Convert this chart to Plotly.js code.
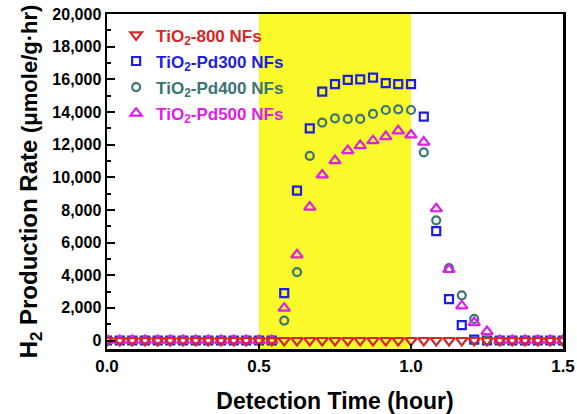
<!DOCTYPE html>
<html><head><meta charset="utf-8">
<script src="https://cdn.plot.ly/plotly-3.0.1.min.js"></script>
<style>html,body{margin:0;padding:0;background:#fff}#chart{width:577px;height:414px}</style>
</head><body><div id="chart"></div>
<script>
// Detection time (hour), sampled every 2.5 min
const timeHours = [0, 0.042, 0.083, 0.125, 0.167, 0.208, 0.25, 0.292, 0.333, 0.375, 0.417, 0.458,
  0.5, 0.542, 0.583, 0.625, 0.667, 0.708, 0.75, 0.792, 0.833, 0.875, 0.917, 0.958, 1.0,
  1.042, 1.083, 1.125, 1.167, 1.208, 1.25, 1.292, 1.333, 1.375, 1.417, 1.458, 1.5];

// H2 production rate (umole/g.hr)
const tio2_800 = [0,0,0,0,0,0,0,0,0,0,0,0, 0,0,0,0,0,0,0,0,0,0,0,0,0, 0,0,0,0,0,0,0,0,0,0,0,0];
const tio2_pd300 = [0,0,0,0,0,0,0,0,0,0,0,0, 0,0,2900,9180,13000,15250,15700,15960,16000,16100,15760,15700,15700,
  13710,6700,2540,940,60,0,0,0,0,0,0,0];
const tio2_pd400 = [0,0,0,0,0,0,0,0,0,0,0,0, 0,0,1220,4190,11310,13350,13610,13570,13570,13880,14120,14160,14120,
  11530,7360,4430,2770,1320,0,0,0,0,0,0,0];
const tio2_pd500 = [0,0,0,0,0,0,0,0,0,0,0,0, 0,0,1980,5250,8170,10140,11020,11630,11940,12240,12490,12840,12590,
  12150,8070,4350,2120,1100,550,0,0,0,0,0,0];

const seriesNames = ['TiO<sub>2</sub>-Pd300 NFs', 'TiO<sub>2</sub>-Pd400 NFs', 'TiO<sub>2</sub>-Pd500 NFs', 'TiO<sub>2</sub>-800 NFs'];
const illuminationWindow = [0.5, 1.0];

const colors = {red:'#d42828', blue:'#1e1ee0', teal:'#3b7474', magenta:'#dd1ee8'};
const FONT = "Arial, 'Liberation Sans', sans-serif";

function mk(y, name, color, symbol, size, rank){
  return {
    x: timeHours, y: y, type:'scatter', mode:'markers',
    name: '<b><span style="color:'+color+'">'+name+'</span></b>',
    legendrank: rank, legendgroup: 'g'+rank,
    marker:{symbol:symbol, size:size, color:color, line:{color:color, width:2.2}},
    hoverinfo:'skip'
  };
}

const data = [
  mk(tio2_pd300, seriesNames[0], colors.blue, 'square-open', 8, 2),
  mk(tio2_pd400, seriesNames[1], colors.teal, 'circle-open', 8, 3),
  mk(tio2_pd500, seriesNames[2], colors.magenta, 'triangle-up-open', 10, 4),
  mk(tio2_800, seriesNames[3], colors.red, 'triangle-down-open', 10, 1)
];

const layout = {
  width:577, height:414,
  margin:{l:107, r:14, t:14, b:65},
  paper_bgcolor:'#fff', plot_bgcolor:'#fff',
  font:{family:FONT, color:'#000'},
  showlegend:true,
  legend:{x:0.02, y:0.99, xanchor:'left', yanchor:'top', bgcolor:'rgba(0,0,0,0)',
    font:{size:17, family:FONT, weight:700}, traceorder:'grouped', tracegroupgap:1, itemwidth:30},
  xaxis:{range:[0,1.5], dtick:0.5, tick0:0, tickformat:'.1f',
    ticks:'inside', ticklen:5, tickwidth:2, tickcolor:'#000',
    showline:true, linewidth:2.5, linecolor:'#000', mirror:true,
    showgrid:false, zeroline:false,
    tickfont:{size:17, family:FONT, weight:700},
    title:{text:'<b>Detection Time (hour)</b>', font:{size:23, family:FONT}, standoff:25}},
  yaxis:{range:[-520,20000], dtick:2000, tick0:0, tickformat:',d',
    ticks:'inside', ticklen:8, tickwidth:2, tickcolor:'#000',
    minor:{dtick:1000, ticks:'inside', ticklen:4, tickwidth:2, tickcolor:'#000'},
    showline:true, linewidth:2.5, linecolor:'#000', mirror:true,
    showgrid:false, zeroline:false,
    tickfont:{size:16, family:FONT, weight:700},
    title:{text:'<b>H<sub>2</sub> Production Rate </b><span style="font-size:22px"><b>(μmole/g·hr)</b></span>', font:{size:24, family:FONT}, standoff:8}},
  shapes:[{type:'rect', xref:'x', yref:'paper', x0:illuminationWindow[0], x1:illuminationWindow[1], y0:0, y1:1,
    fillcolor:'#fafa2a', line:{width:0}, layer:'below'}]
};

Plotly.newPlot('chart', data, layout, {displayModeBar:false, staticPlot:true});
</script>
</body></html>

Prompt: Transcribe the material exactly, leaving every picture out.

Task result:
Convert this chart to Plotly.js code.
<!DOCTYPE html>
<html><head><meta charset="utf-8">
<script src="https://cdn.plot.ly/plotly-3.0.1.min.js"></script>
<style>html,body{margin:0;padding:0;background:#fff}#chart{width:577px;height:414px}</style>
</head><body><div id="chart"></div>
<script>
// Detection time (hour), sampled every 2.5 min
const timeHours = [0, 0.042, 0.083, 0.125, 0.167, 0.208, 0.25, 0.292, 0.333, 0.375, 0.417, 0.458,
  0.5, 0.542, 0.583, 0.625, 0.667, 0.708, 0.75, 0.792, 0.833, 0.875, 0.917, 0.958, 1.0,
  1.042, 1.083, 1.125, 1.167, 1.208, 1.25, 1.292, 1.333, 1.375, 1.417, 1.458, 1.5];

// H2 production rate (umole/g.hr)
const tio2_800 = [0,0,0,0,0,0,0,0,0,0,0,0, 0,0,0,0,0,0,0,0,0,0,0,0,0, 0,0,0,0,0,0,0,0,0,0,0,0];
const tio2_pd300 = [0,0,0,0,0,0,0,0,0,0,0,0, 0,0,2900,9180,13000,15250,15700,15960,16000,16100,15760,15700,15700,
  13710,6700,2540,940,60,0,0,0,0,0,0,0];
const tio2_pd400 = [0,0,0,0,0,0,0,0,0,0,0,0, 0,0,1220,4190,11310,13350,13610,13570,13570,13880,14120,14160,14120,
  11530,7360,4430,2770,1320,0,0,0,0,0,0,0];
const tio2_pd500 = [0,0,0,0,0,0,0,0,0,0,0,0, 0,0,1980,5250,8170,10140,11020,11630,11940,12240,12490,12840,12590,
  12150,8070,4350,2120,1100,550,0,0,0,0,0,0];

const seriesNames = ['TiO<sub>2</sub>-Pd300 NFs', 'TiO<sub>2</sub>-Pd400 NFs', 'TiO<sub>2</sub>-Pd500 NFs', 'TiO<sub>2</sub>-800 NFs'];
const illuminationWindow = [0.5, 1.0];

const colors = {red:'#d42828', blue:'#1e1ee0', teal:'#3b7474', magenta:'#dd1ee8'};
const FONT = "Arial, 'Liberation Sans', sans-serif";

function mk(y, name, color, symbol, size, rank){
  return {
    x: timeHours, y: y, type:'scatter', mode:'markers',
    name: '<b><span style="color:'+color+'">'+name+'</span></b>',
    legendrank: rank, legendgroup: 'g'+rank,
    marker:{symbol:symbol, size:size, color:color, line:{color:color, width:2.2}},
    hoverinfo:'skip'
  };
}

const data = [
  mk(tio2_pd300, seriesNames[0], colors.blue, 'square-open', 8, 2),
  mk(tio2_pd400, seriesNames[1], colors.teal, 'circle-open', 8, 3),
  mk(tio2_pd500, seriesNames[2], colors.magenta, 'triangle-up-open', 10, 4),
  mk(tio2_800, seriesNames[3], colors.red, 'triangle-down-open', 10, 1)
];

const layout = {
  width:577, height:414,
  margin:{l:107, r:14, t:14, b:65},
  paper_bgcolor:'#fff', plot_bgcolor:'#fff',
  font:{family:FONT, color:'#000'},
  showlegend:true,
  legend:{x:0.02, y:0.99, xanchor:'left', yanchor:'top', bgcolor:'rgba(0,0,0,0)',
    font:{size:17, family:FONT, weight:700}, traceorder:'grouped', tracegroupgap:1, itemwidth:30},
  xaxis:{range:[0,1.5], dtick:0.5, tick0:0, tickformat:'.1f',
    ticks:'inside', ticklen:5, tickwidth:2, tickcolor:'#000',
    showline:true, linewidth:2.5, linecolor:'#000', mirror:true,
    showgrid:false, zeroline:false,
    tickfont:{size:17, family:FONT, weight:700},
    title:{text:'<b>Detection Time (hour)</b>', font:{size:23, family:FONT}, standoff:25}},
  yaxis:{range:[-520,20000], dtick:2000, tick0:0, tickformat:',d',
    ticks:'inside', ticklen:8, tickwidth:2, tickcolor:'#000',
    minor:{dtick:1000, ticks:'inside', ticklen:4, tickwidth:2, tickcolor:'#000'},
    showline:true, linewidth:2.5, linecolor:'#000', mirror:true,
    showgrid:false, zeroline:false,
    tickfont:{size:16, family:FONT, weight:700},
    title:{text:'<b>H<sub>2</sub> Production Rate </b><span style="font-size:22px"><b>(μmole/g·hr)</b></span>', font:{size:24, family:FONT}, standoff:8}},
  shapes:[{type:'rect', xref:'x', yref:'paper', x0:illuminationWindow[0], x1:illuminationWindow[1], y0:0, y1:1,
    fillcolor:'#fafa2a', line:{width:0}, layer:'below'}]
};

Plotly.newPlot('chart', data, layout, {displayModeBar:false, staticPlot:true});
</script>
</body></html>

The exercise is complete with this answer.